Es handelt sich um eisenhaltigen Ton- und Sandstein und Kalkeinlagerungen aus dem mittleren Tertiär. „Zusammen mit den klimatischen Bedingungen verleihen die Mineralien den Weinen einen einzigartigen Charakter.“ Den perfekten Rheinblick und hinüber ins Hessische Ried genießt der Wanderer vom Brudersberg, dem Filetstück des Roten Hangs. In der Ferne unweit des Taunus glitzert die Hochhausilhouette Frankfurts am Horizont, zur anderen Seite erhebt sich der dunkle Odenwald.

Die Zeit der Kreuzzüge

Guntersblum heißt das Ziel am dritten Tag. Hier gibt es eine über einen Kilometer lange, höher gelegene Straße, in der sich Weinkeller aneinander reihen. Über Jahrhunderte haben Winzer in den vor Grund- und Hochwasser sicheren Kelterhäusern und tiefen Kellern ihre Weine ausgebaut und gelagert. Eine weitere Besonderheit in Guntersblum ist die evangelische Kirche St. Viktor mit ihren Heiden- oder Sarazenentürmen. „Vier romanische Kirchen dieser Art gibt es in Rheinhessen“, erklärt Pastor Johannes Hoffmann: „Auch in Alsheim, in Dittelsheim und in Worms. Der Ursprung der orientalisch anmutenden Turmhelme geht vermutlich auf die Zeit der Kreuzzüge zurück.“

Kurz vor Worms geht die Welt der Reben in Felder und Wiesen über. Die vier Türme des kleinsten der drei Kaiserdome entlang des Rheins (die beiden anderen stehen in Mainz und Speyer) weisen den Weg ins Wormser Zentrum.

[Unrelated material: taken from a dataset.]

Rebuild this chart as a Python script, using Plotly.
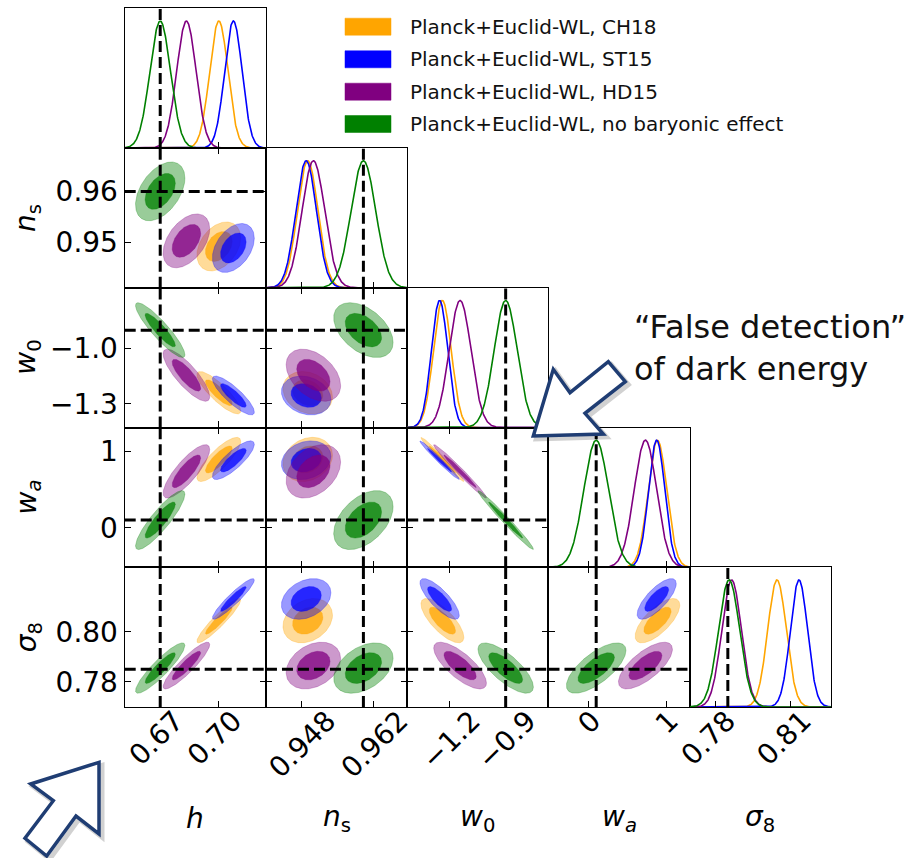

In der Stadt der Nibelungen stritten sich die Sagengestalten Kriemhild und Brunhild. Hier schmiedete Hagen seinen Plan zur Ermordung Siegfrieds. Brunnen und Denkmäler sind ihnen gewidmet. Letzteres auch dem Reformator Martin Luther. Embleme und Figuren zeigen die Reformationsgeschichte.

Weniger dramatisch geht es am Winzerbrunnen in der Kämmererstraße zu. Er versinnbildlicht, dass auch Worms im Wonnegau ein bedeutender Weinbauort ist.